Pauline était aussi laide que sa soeur Maria était belle, cependant elle n'en fut pas moins courtisée par quelques brillants esprits dont Alfred de Musset et surtout Ivan Tourgueniev (1818-1883), qui en demeura discrètement amoureux les 40 dernières années de son existence. Giacomo Meyerbeer, Hector Berlioz, Charles Gounod, Camille Saint-Saëns, Frédéric Chopin, Georges Bizet, Edouard Massenet mais aussi Georges Sand et Clara Schumann virent en elle une des femmes les plus intelligentes de son temps et tous fréquentèrent ses salons dans l'hôtel particulier du quartier de la Nouvelle-Athènes (Paris, 9ème), à la Villa des Frênes (Bougival) ou en son château de Courtavenel.
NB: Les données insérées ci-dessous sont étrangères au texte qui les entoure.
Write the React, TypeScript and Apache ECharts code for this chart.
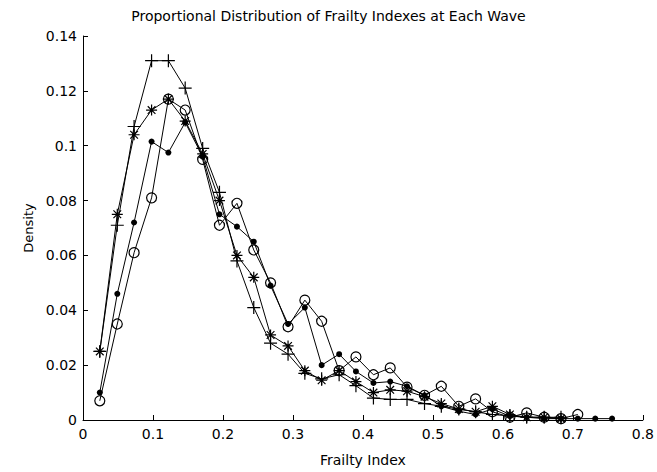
import React, { useEffect, useRef } from "react";
import * as echarts from "echarts";

// Frailty index bins (k/41)
const frailtyIndex: number[] = [
  0.024, 0.049, 0.073, 0.098, 0.122, 0.146, 0.171, 0.195, 0.220, 0.244,
  0.268, 0.293, 0.317, 0.341, 0.366, 0.390, 0.415, 0.439, 0.463, 0.488,
  0.512, 0.537, 0.561, 0.585, 0.610, 0.634, 0.659, 0.683, 0.707, 0.732, 0.756,
];

const wavePlus: number[] = [
  0.025, 0.071, 0.107, 0.131, 0.131, 0.121, 0.099, 0.083, 0.058, 0.041,
  0.028, 0.024, 0.017, 0.015, 0.0165, 0.0125, 0.008, 0.0075, 0.0075, 0.006,
  0.005, 0.004, 0.003, 0.002, 0.0015, 0.001, 0.001, 0.001,
];

const waveStar: number[] = [
  0.025, 0.075, 0.104, 0.113, 0.117, 0.109, 0.097, 0.080, 0.060, 0.052,
  0.031, 0.027, 0.018, 0.0145, 0.018, 0.014, 0.010, 0.011, 0.0105, 0.0085,
  0.006, 0.004, 0.003, 0.005, 0.002, 0.001, 0.001, 0.0005,
];

const waveDot: number[] = [
  0.010, 0.046, 0.072, 0.1015, 0.0975, 0.1085, 0.096, 0.075, 0.0705, 0.065,
  0.049, 0.035, 0.041, 0.020, 0.024, 0.0177, 0.0135, 0.014, 0.0123, 0.009,
  0.005, 0.0032, 0.002, 0.004, 0.0014, 0.001, 0.0005, 0.0005, 0.0005, 0.0005, 0.0005,
];

const waveCircle: number[] = [
  0.007, 0.035, 0.061, 0.081, 0.117, 0.113, 0.095, 0.071, 0.079, 0.062,
  0.050, 0.034, 0.0437, 0.036, 0.018, 0.023, 0.0165, 0.019, 0.012, 0.009,
  0.0123, 0.005, 0.0077, 0.003, 0.001, 0.0026, 0.001, 0.0005, 0.002,
];

const FONT = "DejaVu Sans";

const pairs = (ys: number[]) => ys.map((y, i) => [frailtyIndex[i], y]);

export default function App() {
  const ref = useRef<HTMLDivElement>(null);
  useEffect(() => {
    if (!ref.current) return;
    const chart = echarts.init(ref.current, null, { renderer: "svg" });
    const baseSeries = (data: number[], symbol: string, size: number, filled: boolean) => ({
      type: "line",
      data: pairs(data),
      symbol,
      symbolSize: size,
      showSymbol: true,
      lineStyle: { color: "#000", width: 1 },
      itemStyle: filled
        ? { color: "#000", borderColor: "#000", borderWidth: 0 }
        : { color: "none", borderColor: "#000", borderWidth: 1.2 },
      emphasis: { disabled: true },
      z: 2,
    });
    chart.setOption({
      animation: false,
      backgroundColor: "#fff",
      title: {
        text: "Proportional Distribution of Frailty Indexes at Each Wave",
        left: "center",
        top: 4,
        textStyle: { fontFamily: FONT, fontSize: 14, fontWeight: "normal", color: "#000" },
      },
      grid: { left: 83, right: 11, top: 36, bottom: 48, containLabel: false },
      xAxis: {
        type: "value",
        min: 0,
        max: 0.8,
        interval: 0.1,
        name: "Frailty Index",
        nameLocation: "middle",
        nameGap: 33,
        nameTextStyle: { fontFamily: FONT, fontSize: 14, color: "#000" },
        axisLine: { lineStyle: { color: "#000", width: 1 } },
        axisTick: { inside: true, length: 5, lineStyle: { color: "#000" } },
        axisLabel: {
          margin: 7,
          fontFamily: FONT,
          fontSize: 14,
          color: "#000",
          formatter: (v: number) => String(+v.toFixed(2)),
        },
        splitLine: { show: false },
      },
      yAxis: {
        type: "value",
        min: 0,
        max: 0.14,
        interval: 0.02,
        name: "Density",
        nameLocation: "middle",
        nameGap: 46,
        nameTextStyle: { fontFamily: FONT, fontSize: 13, color: "#000" },
        axisLine: { show: true, lineStyle: { color: "#000", width: 1 } },
        axisTick: { show: true, inside: true, length: 5, lineStyle: { color: "#000" } },
        axisLabel: {
          margin: 6,
          fontFamily: FONT,
          fontSize: 14,
          color: "#000",
          formatter: (v: number) => String(+v.toFixed(2)),
        },
        splitLine: { show: false },
      },
      series: [
        baseSeries(wavePlus, "path://M0,-6L0,6M-6,0L6,0", 13, false),
        baseSeries(waveStar, "path://M0,-6L0,6M-6,0L6,0M-4.2,-4.2L4.2,4.2M-4.2,4.2L4.2,-4.2", 11, false),
        baseSeries(waveDot, "circle", 6, true),
        baseSeries(waveCircle, "circle", 10, false),
      ],
    });
    return () => chart.dispose();
  }, []);
  return (
    <div
      ref={ref}
      style={{ position: "fixed", left: 0, top: 0, width: 657, height: 472, background: "#fff" }}
    />
  );
}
Elle abandonna le chant, en 1863, lorsque sa voix déclina, se consacrant à la composition et à l'éducation (musicale) des quatre enfants qu'elle eut de Louis Viardot. Ses mélodies (Hai luli, Mélodies russes) sont davantage que simplement charmantes et l'enregistrement ci-contre, paru chez Analekta, est carrément passionnant. Elle a également écrit des opérettes passablement désuètes bien que ces extraits de Cendrillon témoignent d'une réelle noblesse d'inspiration. Ecoutez encore cette Romance pour violon & piano que vous comparerez bientôt à celle écrite par son fils, Paul. Deux de ses quatre enfants firent, en effet, preuve d'un talent musical certain :
L'arbre généalogique du couple Garcia-Sitches n'est sans doute pas mort mais, ainsi qu'il arrive souvent, il ne porte plus les fruits d'antan. Qu'on se rassure, d'autres arbres prennent régulièrement la relève, surgis de nulle part.